Skip pictures; extract every line from the one with "Write the TikZ code for this diagram." through the one with "(murid) at (702,516.5)", exactly as written.

#### Entries

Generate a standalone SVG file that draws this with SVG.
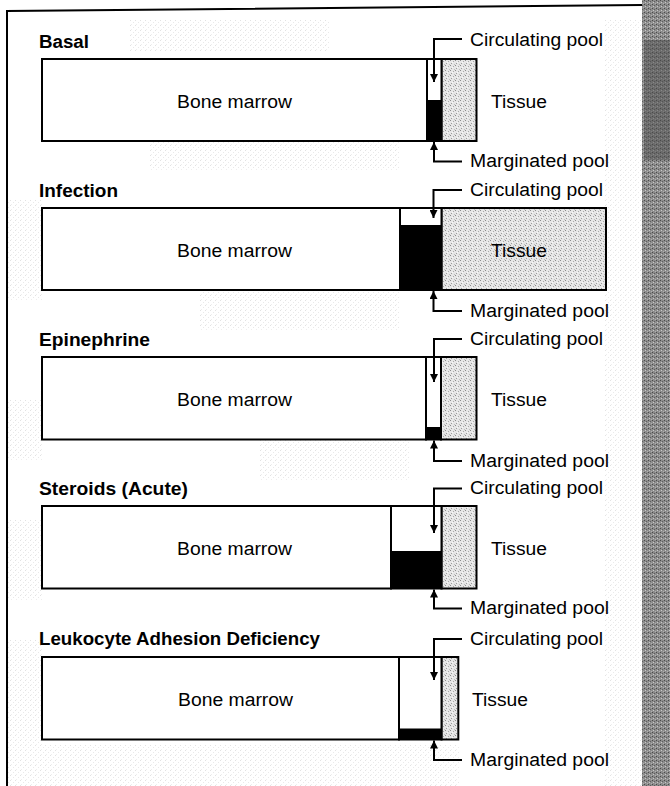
<svg xmlns="http://www.w3.org/2000/svg" width="670" height="786" viewBox="0 0 670 786">
  <defs>
    <pattern id="speck" width="5" height="5" patternUnits="userSpaceOnUse">
      <rect width="5" height="5" fill="#ffffff"/>
      <rect x="0" y="0" width="1" height="1" fill="#a0a0a0"/>
      <rect x="3" y="2" width="1" height="1" fill="#b8b8b8"/>
      <rect x="1" y="4" width="1" height="1" fill="#c8c8c8"/>
    </pattern>
    <pattern id="tissue" width="5" height="5" patternUnits="userSpaceOnUse">
      <rect width="5" height="5" fill="#e6e6e6"/>
      <rect x="0" y="0" width="1" height="1" fill="#8a8a8a"/>
      <rect x="3" y="1" width="1" height="1" fill="#a8a8a8"/>
      <rect x="1" y="3" width="1" height="1" fill="#9c9c9c"/>
      <rect x="4" y="4" width="1" height="1" fill="#bdbdbd"/>
      <rect x="2" y="2" width="1" height="1" fill="#f8f8f8"/>
    </pattern>
    <pattern id="dark" width="4" height="4" patternUnits="userSpaceOnUse">
      <rect width="4" height="4" fill="#8c8c8c"/>
      <rect x="0" y="0" width="1" height="1" fill="#4a4a4a"/>
      <rect x="2" y="1" width="1" height="1" fill="#5e5e5e"/>
      <rect x="1" y="2" width="1" height="1" fill="#c8c8c8"/>
      <rect x="3" y="3" width="1" height="1" fill="#b0b0b0"/>
    </pattern>
    <marker id="ah" viewBox="0 0 10 10" refX="10" refY="5" markerUnits="userSpaceOnUse" markerWidth="12" markerHeight="8" orient="auto">
      <path d="M0,0 L10,5 L0,10 z" fill="#000"/>
    </marker>
  </defs>
  <style>
    .box { fill: #ffffff; stroke: #000; stroke-width: 2; }
    .tis { fill: url(#tissue); stroke: #000; stroke-width: 2; }
    .blk { fill: #000; }
    .ttl { font-family: "Liberation Sans", Arial, sans-serif; font-weight: bold; font-size: 18px; fill: #000; }
    .lbl { font-family: "Liberation Sans", Arial, sans-serif; font-size: 18px; fill: #000; }
    .conn { fill: none; stroke: #000; stroke-width: 2; }
  </style>

  <!-- background -->
  <rect width="670" height="786" fill="#ffffff"/>
  <g id="background" opacity="0.3">
    <rect x="130" y="20" width="200" height="32" fill="url(#speck)"/>
    <rect x="150" y="140" width="250" height="30" fill="url(#speck)"/>
    <rect x="200" y="290" width="200" height="40" fill="url(#speck)"/>
    <rect x="8" y="200" width="34" height="100" fill="url(#speck)"/>
    <rect x="8" y="400" width="34" height="60" fill="url(#speck)"/>
    <rect x="8" y="520" width="34" height="80" fill="url(#speck)"/>
    <rect x="8" y="640" width="34" height="146" fill="url(#speck)"/>
    <rect x="40" y="745" width="420" height="41" fill="url(#speck)"/>
    <rect x="260" y="440" width="150" height="40" fill="url(#speck)"/>
    <rect x="605" y="20" width="37" height="766" fill="url(#speck)"/>
  </g>
  <rect id="right-strip" x="642" y="0" width="28" height="786" fill="url(#dark)"/>
  <rect x="644" y="40" width="26" height="120" fill="#4a4a4a" opacity="0.5"/>
  <path id="frame" d="M7,786 V11 L642,5" fill="none" stroke="#000" stroke-width="2"/>

  <!-- Basal -->
  <g id="basal">
    <text class="ttl" x="39" y="48" textLength="50" lengthAdjust="spacingAndGlyphs">Basal</text>
    <rect class="box" x="42" y="59" width="385" height="82"/>
    <rect class="tis" x="441.5" y="59" width="35" height="82"/>
    <rect class="box" x="427" y="59" width="14.5" height="82"/>
    <rect class="blk" x="427" y="100" width="14.5" height="41"/>
    <text class="lbl" x="177" y="108" textLength="115" lengthAdjust="spacingAndGlyphs">Bone marrow</text>
    <text class="lbl" x="491" y="108" textLength="56" lengthAdjust="spacingAndGlyphs">Tissue</text>
    <text class="lbl" x="470" y="46" textLength="133" lengthAdjust="spacingAndGlyphs">Circulating pool</text>
    <text class="lbl" x="470" y="167" textLength="139" lengthAdjust="spacingAndGlyphs">Marginated pool</text>
  </g>

  <!-- Infection -->
  <g id="infection">
    <text class="ttl" x="39" y="197" textLength="79" lengthAdjust="spacingAndGlyphs">Infection</text>
    <rect class="box" x="42" y="208" width="358" height="82"/>
    <rect class="tis" x="441.5" y="208" width="164.5" height="82"/>
    <rect class="box" x="400" y="208" width="41.5" height="82"/>
    <rect class="blk" x="400" y="225" width="41.5" height="65"/>
    <text class="lbl" x="177" y="257" textLength="115" lengthAdjust="spacingAndGlyphs">Bone marrow</text>
    <text class="lbl" x="491" y="257" textLength="56" lengthAdjust="spacingAndGlyphs">Tissue</text>
    <text class="lbl" x="470" y="196" textLength="133" lengthAdjust="spacingAndGlyphs">Circulating pool</text>
    <text class="lbl" x="470" y="317" textLength="139" lengthAdjust="spacingAndGlyphs">Marginated pool</text>
  </g>

  <!-- Epinephrine -->
  <g id="epinephrine">
    <text class="ttl" x="39" y="346" textLength="111" lengthAdjust="spacingAndGlyphs">Epinephrine</text>
    <rect class="box" x="42" y="357" width="384" height="82.5"/>
    <rect class="tis" x="441" y="357" width="35.5" height="82.5"/>
    <rect class="box" x="426" y="357" width="15" height="82.5"/>
    <rect class="blk" x="426" y="427" width="15" height="12.5"/>
    <text class="lbl" x="177" y="406" textLength="115" lengthAdjust="spacingAndGlyphs">Bone marrow</text>
    <text class="lbl" x="491" y="406" textLength="56" lengthAdjust="spacingAndGlyphs">Tissue</text>
    <text class="lbl" x="470" y="345" textLength="133" lengthAdjust="spacingAndGlyphs">Circulating pool</text>
    <text class="lbl" x="470" y="467" textLength="139" lengthAdjust="spacingAndGlyphs">Marginated pool</text>
  </g>

  <!-- Steroids (Acute) -->
  <g id="steroids">
    <text class="ttl" x="39" y="495" textLength="149" lengthAdjust="spacingAndGlyphs">Steroids (Acute)</text>
    <rect class="box" x="42" y="506" width="349" height="82.5"/>
    <rect class="tis" x="441.5" y="506" width="35" height="82.5"/>
    <rect class="box" x="391" y="506" width="50.5" height="82.5"/>
    <rect class="blk" x="391" y="551" width="50.5" height="37.5"/>
    <text class="lbl" x="177" y="555" textLength="115" lengthAdjust="spacingAndGlyphs">Bone marrow</text>
    <text class="lbl" x="491" y="555" textLength="56" lengthAdjust="spacingAndGlyphs">Tissue</text>
    <text class="lbl" x="470" y="494" textLength="133" lengthAdjust="spacingAndGlyphs">Circulating pool</text>
    <text class="lbl" x="470" y="614" textLength="139" lengthAdjust="spacingAndGlyphs">Marginated pool</text>
  </g>

  <!-- Leukocyte Adhesion Deficiency -->
  <g id="lad">
    <text class="ttl" x="39" y="645" textLength="281" lengthAdjust="spacingAndGlyphs">Leukocyte Adhesion Deficiency</text>
    <rect class="box" x="42" y="657" width="357" height="82.5"/>
    <rect class="tis" x="441.5" y="657" width="16.8" height="82.5"/>
    <rect class="box" x="399" y="657" width="42.5" height="82.5"/>
    <rect class="blk" x="399" y="728.5" width="42.5" height="11"/>
    <text class="lbl" x="178" y="706" textLength="115" lengthAdjust="spacingAndGlyphs">Bone marrow</text>
    <text class="lbl" x="472" y="706" textLength="56" lengthAdjust="spacingAndGlyphs">Tissue</text>
    <text class="lbl" x="470" y="645" textLength="133" lengthAdjust="spacingAndGlyphs">Circulating pool</text>
    <text class="lbl" x="470" y="766" textLength="139" lengthAdjust="spacingAndGlyphs">Marginated pool</text>
  </g>

  <!-- connectors -->
  <g id="connectors" class="conn">
    <path class="conn" d="M462,39 H434 V82" marker-end="url(#ah)"/>
    <path class="conn" d="M462,161.5 H434 V142" marker-end="url(#ah)"/>
    <path class="conn" d="M462,190 H433.5 V218" marker-end="url(#ah)"/>
    <path class="conn" d="M462,311 H433.5 V291" marker-end="url(#ah)"/>
    <path class="conn" d="M462,339 H434 V382" marker-end="url(#ah)"/>
    <path class="conn" d="M462,461 H434 V440.5" marker-end="url(#ah)"/>
    <path class="conn" d="M462,488.5 H434 V533" marker-end="url(#ah)"/>
    <path class="conn" d="M462,608.5 H434 V589.5" marker-end="url(#ah)"/>
    <path class="conn" d="M462,639 H434 V680" marker-end="url(#ah)"/>
    <path class="conn" d="M462,760 H434 V740.5" marker-end="url(#ah)"/>
  </g>
</svg>
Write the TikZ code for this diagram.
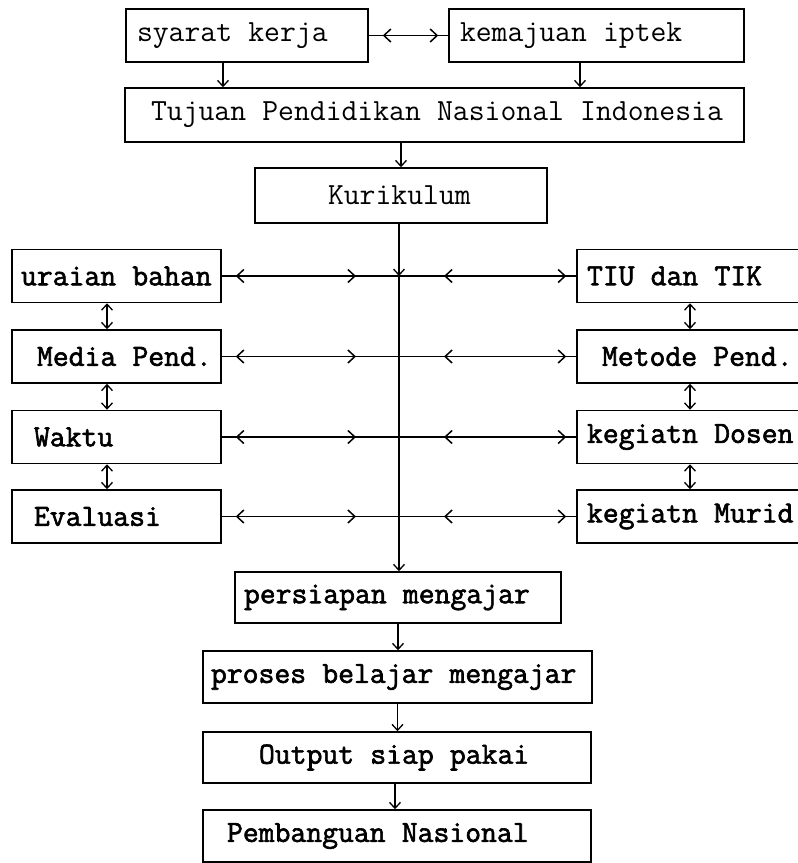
\documentclass[tikz,border=0pt]{standalone}
\usepackage{fontspec}
\newfontfamily\dotfont{Latin Modern Mono}
\newfontfamily\dotbold[FakeBold=2]{Latin Modern Mono}
\newcommand\ind[1]{\spaceskip=0.525em\relax\xspaceskip=0.525em\relax\hspace*{#1}}
\usetikzlibrary{arrows.meta}
\begin{document}
\begin{tikzpicture}[x=1pt,y=-1pt,
  box/.style={draw, line width=1.5pt, rectangle, inner sep=0pt, minimum height=53pt,
    text width=#1, align=left, font=\dotfont\fontsize{30.8}{33}\selectfont},
  bbox/.style={box=#1, font=\dotbold\fontsize{30.8}{33}\selectfont},
  conn/.style={line width=1.4pt},
  vtip/.style={conn, -{Straight Barb[length=6pt,width=11pt,line width=1.3pt]}},
  dtip/.style={conn, {Straight Barb[length=6pt,width=11pt,line width=1.3pt]}-{Straight Barb[length=6pt,width=11pt,line width=1.3pt]}},
  htip/.style={conn, {Straight Barb[length=7pt,width=13pt,line width=1.5pt]}-{Straight Barb[length=7pt,width=13pt,line width=1.5pt]}}
]
\useasboundingbox (0,0) rectangle (798,863);
\clip (0,0) rectangle (798,863);

% top
\node[box=242pt] (syarat) at (247,35.5) {\ind{11pt}syarat kerja};
\node[box=295pt] (kemaj) at (596.5,35.5) {\ind{11pt}kemajuan iptek};
\node[box=619pt, minimum height=54pt] (tujuan) at (434.5,115) {\ind{26pt}Tujuan Pendidikan Nasional Indonesia};
\node[box=292pt, minimum height=55pt] (kur) at (401,195.5) {\ind{73pt}Kurikulum};

% left column
\node[bbox=209pt] (ura) at (116.5,276) {\ind{9pt}uraian bahan};
\node[bbox=209pt] (media) at (116.5,356.5) {\ind{25pt}Media Pend.};
\node[bbox=209pt] (waktu) at (116.5,437) {\ind{22pt}Waktu};
\node[bbox=209pt] (eval) at (116.5,516.5) {\ind{22pt}Evaluasi};

% right column
\node[bbox=250pt] (tiu) at (702,276) {\ind{10pt}TIU dan TIK};
\node[bbox=250pt] (metode) at (702,356.5) {\ind{25pt}Metode Pend.};
\node[bbox=250pt] (dosen) at (702,437) {\ind{10pt}kegiatn Dosen};
\node[bbox=250pt] (murid) at (702,516.5) {\ind{10pt}kegiatn Murid};

% central chain
\node[bbox=326pt, minimum height=51pt] (pers) at (398,597.5) {\ind{9pt}persiapan mengajar};
\node[bbox=389pt, minimum height=52pt] (proses) at (397.5,677) {\ind{8pt}proses belajar mengajar};
\node[bbox=388pt, minimum height=51pt] (output) at (397,757.5) {\ind{56pt}Output siap pakai};
\node[bbox=388pt, minimum height=52pt] (pemb) at (397,836) {\ind{24pt}Pembanguan Nasional};

% junctions on the central line
\coordinate (j1) at (399,276);
\coordinate (j2) at (399,356.5);
\coordinate (j3) at (399,437);
\coordinate (j4) at (399,516.5);

% top connectors
\draw[conn] (syarat.east) -- (kemaj.west);
\draw[htip, shorten <=14pt, shorten >=10pt] (syarat.east) -- (kemaj.west);
\draw[vtip] ([xshift=-24pt]syarat.south) -- ([xshift=-24pt]syarat.south |- tujuan.north);
\draw[vtip] ([xshift=-16.5pt]kemaj.south) -- ([xshift=-16.5pt]kemaj.south |- tujuan.north);
\draw[vtip] (tujuan.south -| kur.north) -- (kur.north);

% central line
\draw[vtip] (kur.south -| j1) -- (j1);
\draw[vtip] (j1) -- (j1 |- pers.north);

% horizontal links
\foreach \L/\R/\J in {ura/tiu/j1, media/metode/j2, waktu/dosen/j3, eval/murid/j4}{
  \draw[conn] (\L.east) -- (\J);
  \draw[htip, shorten <=14pt, shorten >=43pt] (\L.east) -- (\J);
  \draw[conn] (\J) -- (\R.west);
  \draw[htip, shorten <=45pt, shorten >=10pt] (\J) -- (\R.west);
}

% vertical double arrows
\foreach \A/\B in {ura/media, media/waktu, waktu/eval}{
  \draw[dtip] ([xshift=-9.5pt]\A.south) -- ([xshift=-9.5pt]\A.south |- \B.north);
}
\foreach \A/\B in {tiu/metode, metode/dosen, dosen/murid}{
  \draw[dtip] ([xshift=-12pt]\A.south) -- ([xshift=-12pt]\A.south |- \B.north);
}

% lower chain
\draw[vtip] (pers.south) -- (pers.south |- proses.north);
\draw[vtip] (proses.south) -- (proses.south |- output.north);
\draw[vtip] ([xshift=-2pt]output.south) -- ([xshift=-2pt]output.south |- pemb.north);
\end{tikzpicture}
\end{document}
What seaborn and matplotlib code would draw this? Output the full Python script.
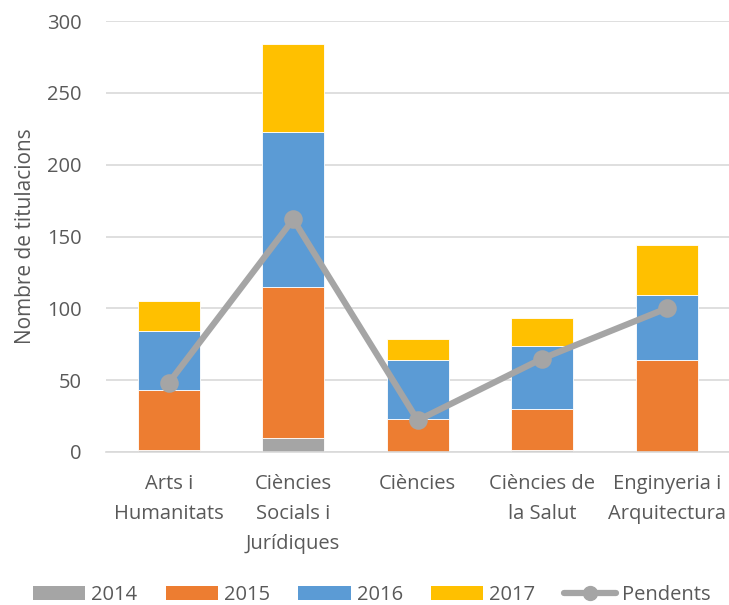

########

Answer to the problem:
Write the TikZ code for this diagram.
\documentclass[tikz,border=0pt]{standalone}
\usepackage{fontspec}
\newfontfamily\dotfont{Latin Modern Mono}
\newfontfamily\dotbold[FakeBold=2]{Latin Modern Mono}
\newcommand\ind[1]{\spaceskip=0.525em\relax\xspaceskip=0.525em\relax\hspace*{#1}}
\usetikzlibrary{arrows.meta}
\begin{document}
\begin{tikzpicture}[x=1pt,y=-1pt,
  box/.style={draw, line width=1.5pt, rectangle, inner sep=0pt, minimum height=53pt,
    text width=#1, align=left, font=\dotfont\fontsize{30.8}{33}\selectfont},
  bbox/.style={box=#1, font=\dotbold\fontsize{30.8}{33}\selectfont},
  conn/.style={line width=1.4pt},
  vtip/.style={conn, -{Straight Barb[length=6pt,width=11pt,line width=1.3pt]}},
  dtip/.style={conn, {Straight Barb[length=6pt,width=11pt,line width=1.3pt]}-{Straight Barb[length=6pt,width=11pt,line width=1.3pt]}},
  htip/.style={conn, {Straight Barb[length=7pt,width=13pt,line width=1.5pt]}-{Straight Barb[length=7pt,width=13pt,line width=1.5pt]}}
]
\useasboundingbox (0,0) rectangle (798,863);
\clip (0,0) rectangle (798,863);

% top
\node[box=242pt] (syarat) at (247,35.5) {\ind{11pt}syarat kerja};
\node[box=295pt] (kemaj) at (596.5,35.5) {\ind{11pt}kemajuan iptek};
\node[box=619pt, minimum height=54pt] (tujuan) at (434.5,115) {\ind{26pt}Tujuan Pendidikan Nasional Indonesia};
\node[box=292pt, minimum height=55pt] (kur) at (401,195.5) {\ind{73pt}Kurikulum};

% left column
\node[bbox=209pt] (ura) at (116.5,276) {\ind{9pt}uraian bahan};
\node[bbox=209pt] (media) at (116.5,356.5) {\ind{25pt}Media Pend.};
\node[bbox=209pt] (waktu) at (116.5,437) {\ind{22pt}Waktu};
\node[bbox=209pt] (eval) at (116.5,516.5) {\ind{22pt}Evaluasi};

% right column
\node[bbox=250pt] (tiu) at (702,276) {\ind{10pt}TIU dan TIK};
\node[bbox=250pt] (metode) at (702,356.5) {\ind{25pt}Metode Pend.};
\node[bbox=250pt] (dosen) at (702,437) {\ind{10pt}kegiatn Dosen};
\node[bbox=250pt] (murid) at (702,516.5) {\ind{10pt}kegiatn Murid};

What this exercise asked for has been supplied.